**Data provided**
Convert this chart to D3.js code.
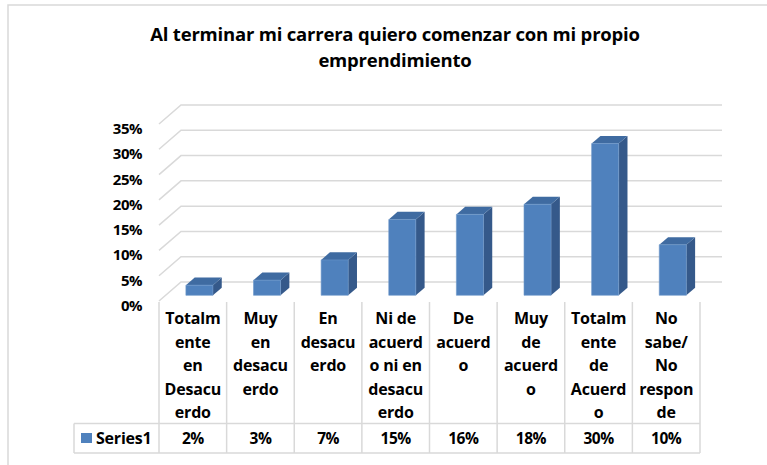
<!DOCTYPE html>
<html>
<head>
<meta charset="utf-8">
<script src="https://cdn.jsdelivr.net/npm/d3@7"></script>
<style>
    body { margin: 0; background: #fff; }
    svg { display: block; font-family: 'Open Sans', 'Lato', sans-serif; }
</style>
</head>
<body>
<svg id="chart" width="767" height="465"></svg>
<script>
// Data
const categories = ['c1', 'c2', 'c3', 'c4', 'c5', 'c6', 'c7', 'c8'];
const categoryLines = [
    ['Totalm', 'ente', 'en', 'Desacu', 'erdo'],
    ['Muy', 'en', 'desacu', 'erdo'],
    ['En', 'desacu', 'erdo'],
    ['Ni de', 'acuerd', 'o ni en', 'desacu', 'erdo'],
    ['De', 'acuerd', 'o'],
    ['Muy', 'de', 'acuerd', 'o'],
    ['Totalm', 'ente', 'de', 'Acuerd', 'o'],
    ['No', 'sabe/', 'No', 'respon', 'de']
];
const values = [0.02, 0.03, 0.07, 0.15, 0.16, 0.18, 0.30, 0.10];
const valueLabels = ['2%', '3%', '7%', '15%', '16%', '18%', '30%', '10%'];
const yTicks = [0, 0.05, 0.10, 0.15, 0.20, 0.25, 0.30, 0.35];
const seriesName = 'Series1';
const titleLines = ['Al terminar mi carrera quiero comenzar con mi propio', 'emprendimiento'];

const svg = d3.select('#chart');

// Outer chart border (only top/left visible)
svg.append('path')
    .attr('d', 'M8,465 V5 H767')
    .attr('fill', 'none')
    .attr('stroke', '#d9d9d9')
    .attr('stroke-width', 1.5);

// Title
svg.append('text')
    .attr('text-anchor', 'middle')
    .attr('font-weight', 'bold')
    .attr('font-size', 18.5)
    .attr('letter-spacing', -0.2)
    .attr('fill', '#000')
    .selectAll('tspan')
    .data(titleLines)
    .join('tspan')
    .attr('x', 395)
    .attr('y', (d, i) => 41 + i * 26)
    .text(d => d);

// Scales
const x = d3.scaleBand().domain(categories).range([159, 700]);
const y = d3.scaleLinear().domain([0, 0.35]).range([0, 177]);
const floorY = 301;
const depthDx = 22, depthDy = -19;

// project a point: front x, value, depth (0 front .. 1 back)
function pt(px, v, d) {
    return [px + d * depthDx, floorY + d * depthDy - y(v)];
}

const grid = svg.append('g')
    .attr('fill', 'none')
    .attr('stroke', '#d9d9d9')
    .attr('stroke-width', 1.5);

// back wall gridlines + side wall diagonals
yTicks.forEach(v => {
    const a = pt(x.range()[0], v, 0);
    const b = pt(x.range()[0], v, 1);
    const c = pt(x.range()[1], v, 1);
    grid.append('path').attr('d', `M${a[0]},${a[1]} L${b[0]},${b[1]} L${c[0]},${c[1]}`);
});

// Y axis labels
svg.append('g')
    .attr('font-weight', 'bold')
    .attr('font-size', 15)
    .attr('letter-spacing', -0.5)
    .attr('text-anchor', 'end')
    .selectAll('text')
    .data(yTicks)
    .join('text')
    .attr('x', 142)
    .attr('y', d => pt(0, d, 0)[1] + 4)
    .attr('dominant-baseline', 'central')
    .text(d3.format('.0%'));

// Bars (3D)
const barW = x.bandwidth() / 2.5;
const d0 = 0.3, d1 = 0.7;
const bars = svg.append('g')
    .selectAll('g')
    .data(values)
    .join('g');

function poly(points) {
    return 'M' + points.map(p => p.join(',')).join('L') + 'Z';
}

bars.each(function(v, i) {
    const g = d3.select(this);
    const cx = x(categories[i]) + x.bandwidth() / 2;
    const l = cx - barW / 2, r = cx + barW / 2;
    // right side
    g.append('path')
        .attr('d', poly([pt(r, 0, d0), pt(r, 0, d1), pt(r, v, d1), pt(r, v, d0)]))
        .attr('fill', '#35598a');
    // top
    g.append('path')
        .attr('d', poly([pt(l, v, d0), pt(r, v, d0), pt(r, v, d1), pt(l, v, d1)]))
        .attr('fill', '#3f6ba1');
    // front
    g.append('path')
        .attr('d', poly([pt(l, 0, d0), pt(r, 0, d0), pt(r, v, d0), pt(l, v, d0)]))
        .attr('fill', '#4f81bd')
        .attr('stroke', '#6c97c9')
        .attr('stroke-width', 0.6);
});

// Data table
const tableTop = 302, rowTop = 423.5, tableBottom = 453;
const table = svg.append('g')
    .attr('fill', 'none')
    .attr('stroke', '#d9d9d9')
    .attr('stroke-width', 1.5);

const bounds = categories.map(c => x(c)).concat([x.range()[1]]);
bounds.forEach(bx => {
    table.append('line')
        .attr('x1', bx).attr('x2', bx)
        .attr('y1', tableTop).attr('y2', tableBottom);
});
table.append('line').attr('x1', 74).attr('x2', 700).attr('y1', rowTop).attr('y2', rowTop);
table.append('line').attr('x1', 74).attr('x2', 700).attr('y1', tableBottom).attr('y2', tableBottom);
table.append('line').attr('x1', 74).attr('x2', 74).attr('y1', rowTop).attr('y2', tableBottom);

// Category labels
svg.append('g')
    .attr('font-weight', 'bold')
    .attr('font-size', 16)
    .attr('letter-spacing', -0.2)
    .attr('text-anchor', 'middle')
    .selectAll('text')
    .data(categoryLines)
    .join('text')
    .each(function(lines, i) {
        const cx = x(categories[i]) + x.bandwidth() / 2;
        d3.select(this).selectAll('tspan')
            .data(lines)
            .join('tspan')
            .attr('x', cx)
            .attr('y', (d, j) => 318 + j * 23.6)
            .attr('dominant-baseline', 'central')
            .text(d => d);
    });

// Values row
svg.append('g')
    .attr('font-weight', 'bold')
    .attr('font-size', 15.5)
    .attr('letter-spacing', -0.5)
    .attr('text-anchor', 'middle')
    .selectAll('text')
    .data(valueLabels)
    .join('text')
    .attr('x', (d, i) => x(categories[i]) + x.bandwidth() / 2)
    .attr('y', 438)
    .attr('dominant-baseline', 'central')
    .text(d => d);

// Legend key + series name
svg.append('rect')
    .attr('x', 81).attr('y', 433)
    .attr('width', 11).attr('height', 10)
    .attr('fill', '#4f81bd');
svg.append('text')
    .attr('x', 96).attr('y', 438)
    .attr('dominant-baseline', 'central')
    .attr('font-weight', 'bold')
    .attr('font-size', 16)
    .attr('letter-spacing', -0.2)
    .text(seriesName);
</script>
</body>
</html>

**Problem**
Reproduce the full listing faithfully, but do not carry over any pictures.

**Solution to the exercise**
Convert this chart to D3.js code.
<!DOCTYPE html>
<html>
<head>
<meta charset="utf-8">
<script src="https://cdn.jsdelivr.net/npm/d3@7"></script>
<style>
    body { margin: 0; background: #fff; }
    svg { display: block; font-family: 'Open Sans', 'Lato', sans-serif; }
</style>
</head>
<body>
<svg id="chart" width="767" height="465"></svg>
<script>
// Data
const categories = ['c1', 'c2', 'c3', 'c4', 'c5', 'c6', 'c7', 'c8'];
const categoryLines = [
    ['Totalm', 'ente', 'en', 'Desacu', 'erdo'],
    ['Muy', 'en', 'desacu', 'erdo'],
    ['En', 'desacu', 'erdo'],
    ['Ni de', 'acuerd', 'o ni en', 'desacu', 'erdo'],
    ['De', 'acuerd', 'o'],
    ['Muy', 'de', 'acuerd', 'o'],
    ['Totalm', 'ente', 'de', 'Acuerd', 'o'],
    ['No', 'sabe/', 'No', 'respon', 'de']
];
const values = [0.02, 0.03, 0.07, 0.15, 0.16, 0.18, 0.30, 0.10];
const valueLabels = ['2%', '3%', '7%', '15%', '16%', '18%', '30%', '10%'];
const yTicks = [0, 0.05, 0.10, 0.15, 0.20, 0.25, 0.30, 0.35];
const seriesName = 'Series1';
const titleLines = ['Al terminar mi carrera quiero comenzar con mi propio', 'emprendimiento'];

const svg = d3.select('#chart');

// Outer chart border (only top/left visible)
svg.append('path')
    .attr('d', 'M8,465 V5 H767')
    .attr('fill', 'none')
    .attr('stroke', '#d9d9d9')
    .attr('stroke-width', 1.5);

// Title
svg.append('text')
    .attr('text-anchor', 'middle')
    .attr('font-weight', 'bold')
    .attr('font-size', 18.5)
    .attr('letter-spacing', -0.2)
    .attr('fill', '#000')
    .selectAll('tspan')
    .data(titleLines)
    .join('tspan')
    .attr('x', 395)
    .attr('y', (d, i) => 41 + i * 26)
    .text(d => d);

// Scales
const x = d3.scaleBand().domain(categories).range([159, 700]);
const y = d3.scaleLinear().domain([0, 0.35]).range([0, 177]);
const floorY = 301;
const depthDx = 22, depthDy = -19;

// project a point: front x, value, depth (0 front .. 1 back)
function pt(px, v, d) {
    return [px + d * depthDx, floorY + d * depthDy - y(v)];
}

const grid = svg.append('g')
    .attr('fill', 'none')
    .attr('stroke', '#d9d9d9')
    .attr('stroke-width', 1.5);

// back wall gridlines + side wall diagonals
yTicks.forEach(v => {
    const a = pt(x.range()[0], v, 0);
    const b = pt(x.range()[0], v, 1);
    const c = pt(x.range()[1], v, 1);
    grid.append('path').attr('d', `M${a[0]},${a[1]} L${b[0]},${b[1]} L${c[0]},${c[1]}`);
});

// Y axis labels
svg.append('g')
    .attr('font-weight', 'bold')
    .attr('font-size', 15)
    .attr('letter-spacing', -0.5)
    .attr('text-anchor', 'end')
    .selectAll('text')
    .data(yTicks)
    .join('text')
    .attr('x', 142)
    .attr('y', d => pt(0, d, 0)[1] + 4)
    .attr('dominant-baseline', 'central')
    .text(d3.format('.0%'));

// Bars (3D)
const barW = x.bandwidth() / 2.5;
const d0 = 0.3, d1 = 0.7;
const bars = svg.append('g')
    .selectAll('g')
    .data(values)
    .join('g');

function poly(points) {
    return 'M' + points.map(p => p.join(',')).join('L') + 'Z';
}

bars.each(function(v, i) {
    const g = d3.select(this);
    const cx = x(categories[i]) + x.bandwidth() / 2;
    const l = cx - barW / 2, r = cx + barW / 2;
    // right side
    g.append('path')
        .attr('d', poly([pt(r, 0, d0), pt(r, 0, d1), pt(r, v, d1), pt(r, v, d0)]))
        .attr('fill', '#35598a');
    // top
    g.append('path')
        .attr('d', poly([pt(l, v, d0), pt(r, v, d0), pt(r, v, d1), pt(l, v, d1)]))
        .attr('fill', '#3f6ba1');
    // front
    g.append('path')
        .attr('d', poly([pt(l, 0, d0), pt(r, 0, d0), pt(r, v, d0), pt(l, v, d0)]))
        .attr('fill', '#4f81bd')
        .attr('stroke', '#6c97c9')
        .attr('stroke-width', 0.6);
});

// Data table
const tableTop = 302, rowTop = 423.5, tableBottom = 453;
const table = svg.append('g')
    .attr('fill', 'none')
    .attr('stroke', '#d9d9d9')
    .attr('stroke-width', 1.5);

const bounds = categories.map(c => x(c)).concat([x.range()[1]]);
bounds.forEach(bx => {
    table.append('line')
        .attr('x1', bx).attr('x2', bx)
        .attr('y1', tableTop).attr('y2', tableBottom);
});
table.append('line').attr('x1', 74).attr('x2', 700).attr('y1', rowTop).attr('y2', rowTop);
table.append('line').attr('x1', 74).attr('x2', 700).attr('y1', tableBottom).attr('y2', tableBottom);
table.append('line').attr('x1', 74).attr('x2', 74).attr('y1', rowTop).attr('y2', tableBottom);

// Category labels
svg.append('g')
    .attr('font-weight', 'bold')
    .attr('font-size', 16)
    .attr('letter-spacing', -0.2)
    .attr('text-anchor', 'middle')
    .selectAll('text')
    .data(categoryLines)
    .join('text')
    .each(function(lines, i) {
        const cx = x(categories[i]) + x.bandwidth() / 2;
        d3.select(this).selectAll('tspan')
            .data(lines)
            .join('tspan')
            .attr('x', cx)
            .attr('y', (d, j) => 318 + j * 23.6)
            .attr('dominant-baseline', 'central')
            .text(d => d);
    });

// Values row
svg.append('g')
    .attr('font-weight', 'bold')
    .attr('font-size', 15.5)
    .attr('letter-spacing', -0.5)
    .attr('text-anchor', 'middle')
    .selectAll('text')
    .data(valueLabels)
    .join('text')
    .attr('x', (d, i) => x(categories[i]) + x.bandwidth() / 2)
    .attr('y', 438)
    .attr('dominant-baseline', 'central')
    .text(d => d);

// Legend key + series name
svg.append('rect')
    .attr('x', 81).attr('y', 433)
    .attr('width', 11).attr('height', 10)
    .attr('fill', '#4f81bd');
svg.append('text')
    .attr('x', 96).attr('y', 438)
    .attr('dominant-baseline', 'central')
    .attr('font-weight', 'bold')
    .attr('font-size', 16)
    .attr('letter-spacing', -0.2)
    .text(seriesName);
</script>
</body>
</html>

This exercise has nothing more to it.